Im Krieg ist oft von russischen Bloggern die Rede – allerdings den Kriegsbloggern, die über die Invasion und verwandte Themen berichten. „Das erste Jahr feiern wir den Tag Russlands in neuen Grenzen“, schreibt etwa ein besonders reichweitenstarker Telegram-Kanal, „Rybar“, am Montag. Gemeint sind die vier im Herbst annektierten ukrainischen Gebiete. Einige davon müsse man verteidigen, andere noch ganz erobern, sich aber stets daran erinnern, „dass Russlands Grenzen nirgendwo enden“. Das ist ein Zitat von Wladimir Putin: Der Präsident brachte mit dieser Aussage vor sechseinhalb Jahren eine elitäre Moskauer Runde zum Lachen.

Heute lacht in diesen Kreisen wohl niemand mehr, nicht über Russlands Grenzen und wohl auch sonst nicht viel. Bilder, die am Montag aus dem Kreml kommen, zeigen ein angejahrtes, ernstes Publikum. Denn während die Blogger an der Moskwa Lebenslust zu versprühen suchen, verleiht Putin wieder einmal Auszeichnungen, dieses Mal zum „Helden der Arbeit“. Putin preist neuerlich eine „Einigkeit unseres multinationalen Volkes“, für die der „Tag Russlands“ stehe.

Vom Krieg finden sich kaum Spuren in Moskau

Der Nationalfeiertag geht auf den 12. Juni 1990 zurück. Damals erklärte der Kongress der Volksdeputierten der russischen Sowjetrepublik Letztere für staatlich souverän – und brachte damit die Sowjetunion ihrem Ende einen Schritt näher. Eigentlich beklagt Putin dieses Ende. Aber wie andere Feiertage wird der „Tag Russlands“ längst in seinem Sinne begangen. Der Präsident spricht im Kreml von „markerschütternden Gefühlen“, die in einer „für Russland schweren Zeit“ als „zuverlässige Stütze unserer Helden dienen, den Teilnehmern der speziellen Militäroperation“.

Vom Krieg finden sich diesseits des Kremls in diesen Frühsommertagen aber kaum Spuren in Moskau. Vor dem Hotel Tschechow im Zentrum der Stadt steht ein knallroter VW Golf aus der Zeit, als Putin noch einfacher KGB-Agent war, mit dem Symbolbild eines Recken auf der Kühlerhaube und einem selbstgeklebten, gelben Z auf der Heckscheibe.
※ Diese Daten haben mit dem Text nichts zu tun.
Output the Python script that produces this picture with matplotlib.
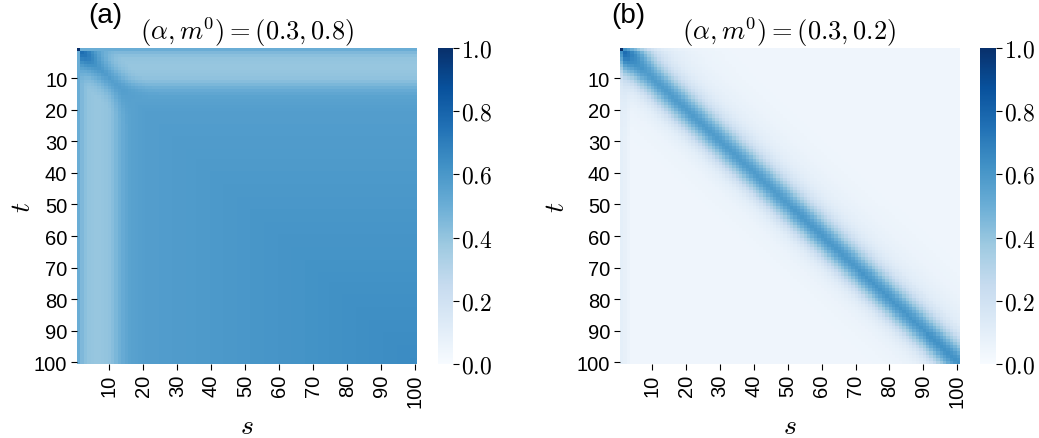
import numpy as np
import matplotlib
matplotlib.use("Agg")
import matplotlib.pyplot as plt

plt.rcParams['mathtext.fontset'] = 'cm'
plt.rcParams['font.family'] = ['Liberation Sans', 'DejaVu Sans']

N = 100
tick_values = list(range(10, 101, 10))
cbar_ticks = [0.0, 0.2, 0.4, 0.6, 0.8, 1.0]
titles = [r'$(\alpha, m^0) = (0.3, 0.8)$', r'$(\alpha, m^0) = (0.3, 0.2)$']
panel_tags = ['(a)', '(b)']

# ---- panel (a): values ----
# level of C(t,s) set by min(t,s), index 1..100
base_a = [0.500, 0.450, 0.420, 0.400, 0.395, 0.392, 0.392, 0.395, 0.400, 0.410,
          0.430, 0.460, 0.490, 0.515, 0.535, 0.548, 0.556, 0.562, 0.566, 0.570,
          0.571, 0.572, 0.573, 0.574, 0.575, 0.576, 0.577, 0.578, 0.579, 0.580,
          0.581, 0.582, 0.583, 0.584, 0.585, 0.586, 0.587, 0.588, 0.589, 0.590,
          0.591, 0.592, 0.593, 0.594, 0.595, 0.596, 0.597, 0.598, 0.599, 0.600,
          0.601, 0.602, 0.603, 0.604, 0.605, 0.606, 0.607, 0.608, 0.609, 0.610,
          0.611, 0.612, 0.613, 0.614, 0.615, 0.616, 0.617, 0.618, 0.619, 0.620,
          0.621, 0.622, 0.623, 0.624, 0.625, 0.626, 0.627, 0.628, 0.629, 0.630,
          0.631, 0.632, 0.633, 0.634, 0.635, 0.636, 0.637, 0.638, 0.639, 0.640,
          0.641, 0.642, 0.643, 0.644, 0.645, 0.646, 0.647, 0.648, 0.649, 0.650]
# value on the diagonal near the origin, index 1..16
diag_a = [0.50, 0.76, 0.73, 0.69, 0.65, 0.62, 0.60, 0.59, 0.58, 0.575,
          0.57, 0.57, 0.57, 0.57, 0.565, 0.56]
# how the diagonal ridge fades with lag |t-s|
ridge_a = [1.0, 0.9, 0.76, 0.6, 0.45, 0.32, 0.21, 0.13, 0.07, 0.03]
corner_a = 1.0

# ---- panel (b) ----
# band value against lag, below (s<t) and above (s>t) the diagonal
lag_lower_b = [0.60, 0.58, 0.54, 0.49, 0.43, 0.37, 0.31, 0.25, 0.20, 0.16,
               0.13, 0.11, 0.095, 0.085, 0.075, 0.068, 0.063, 0.058, 0.055, 0.052,
               0.050, 0.048, 0.046, 0.045, 0.044, 0.043, 0.042, 0.041] + [0.04] * 72
lag_upper_b = [0.60, 0.58, 0.55, 0.50, 0.45, 0.39, 0.33, 0.28, 0.23, 0.19,
               0.16, 0.14, 0.12, 0.108, 0.098, 0.09, 0.084, 0.078, 0.073, 0.068,
               0.064, 0.061, 0.058, 0.055, 0.053, 0.051, 0.049, 0.047, 0.046, 0.045,
               0.044, 0.043, 0.042, 0.041] + [0.04] * 66
# band strength along the diagonal, index 1..100
gain_b = ([1.0, 1.22, 1.18, 1.12, 1.07, 1.03, 1.01] + [0.97] * 43
          + [0.99] * 20 + [1.01] * 20 + [1.04] * 10)
floor_b = 0.04
col_offset_b = [0.05, 0.04, 0.02]
corner_b = 1.0


def build_a():
    ii, jj = np.meshgrid(np.arange(N), np.arange(N))
    lo = np.minimum(ii, jj)
    lag = np.abs(ii - jj)
    base = np.array(base_a)
    m = base[lo]
    diag = np.array(diag_a + base_a[len(diag_a):])
    ridge = np.array(ridge_a + [0.0] * (N - len(ridge_a)))
    m = m + (diag[lo] - base[lo]) * ridge[lag]
    m[0, 0] = corner_a
    return m


def build_b():
    tt, ss = np.meshgrid(np.arange(N), np.arange(N), indexing='ij')
    lo = np.minimum(tt, ss)
    lag = np.abs(tt - ss)
    prof = np.where(ss < tt, np.array(lag_lower_b)[lag], np.array(lag_upper_b)[lag])
    m = floor_b + (prof - floor_b) * np.array(gain_b)[lo]
    off = np.array(col_offset_b + [0.0] * (N - len(col_offset_b)))
    m = m + off[ss]
    m[0, 0] = corner_b
    return m


mats = [build_a(), build_b()]

fig = plt.figure(figsize=(10.39, 4.39), dpi=100)
ax_boxes = [[0.0741, 0.1686, 0.3272, 0.7198], [0.5967, 0.1686, 0.3263, 0.7198]]
cb_boxes = [[0.4216, 0.1686, 0.0144, 0.7198], [0.9432, 0.1686, 0.0154, 0.7198]]
ylabel_x = [-0.122, -0.147]

for k in range(2):
    ax = fig.add_axes(ax_boxes[k])
    im = ax.imshow(mats[k], cmap='Blues', vmin=0, vmax=1, aspect='auto',
                   interpolation='nearest', extent=(0.5, N + 0.5, N + 0.5, 0.5))
    for sp in ax.spines.values():
        sp.set_visible(False)
    ax.set_xticks(tick_values)
    ax.set_yticks(tick_values)
    ax.set_xticklabels([str(v) for v in tick_values], rotation=90)
    ax.tick_params(labelsize=14.5, length=4, width=0.8, pad=3)
    ax.set_xlabel(r'$s$', fontsize=20, labelpad=4)
    ax.set_ylabel(r'$t$', fontsize=20)
    ax.yaxis.set_label_coords(ylabel_x[k], 0.5)
    ax.set_title(titles[k], fontsize=19, pad=1)

    cax = fig.add_axes(cb_boxes[k])
    cb = fig.colorbar(im, cax=cax, ticks=cbar_ticks)
    cb.outline.set_visible(False)
    cb.ax.set_yticklabels([r'$%.1f$' % v for v in cbar_ticks])
    cb.ax.tick_params(labelsize=17, length=4, width=0.8, pad=2)

fig.text(0.101, 0.963, panel_tags[0], fontsize=20, ha='center', va='center')
fig.text(0.605, 0.963, panel_tags[1], fontsize=20, ha='center', va='center')

fig.savefig('out.png', dpi=100)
Das nostalgische Gefährt bleibt die krasse Ausnahme. Plakate werben dafür, sich als Berufssoldat zu verpflichten. Doch in einem Informationswagen, den das Verteidigungsministerium dazu in die Arbat-Fußgängerzone gestellt hat, warten zwei Frauen im Halbdunkel vergebens auf Interessenten.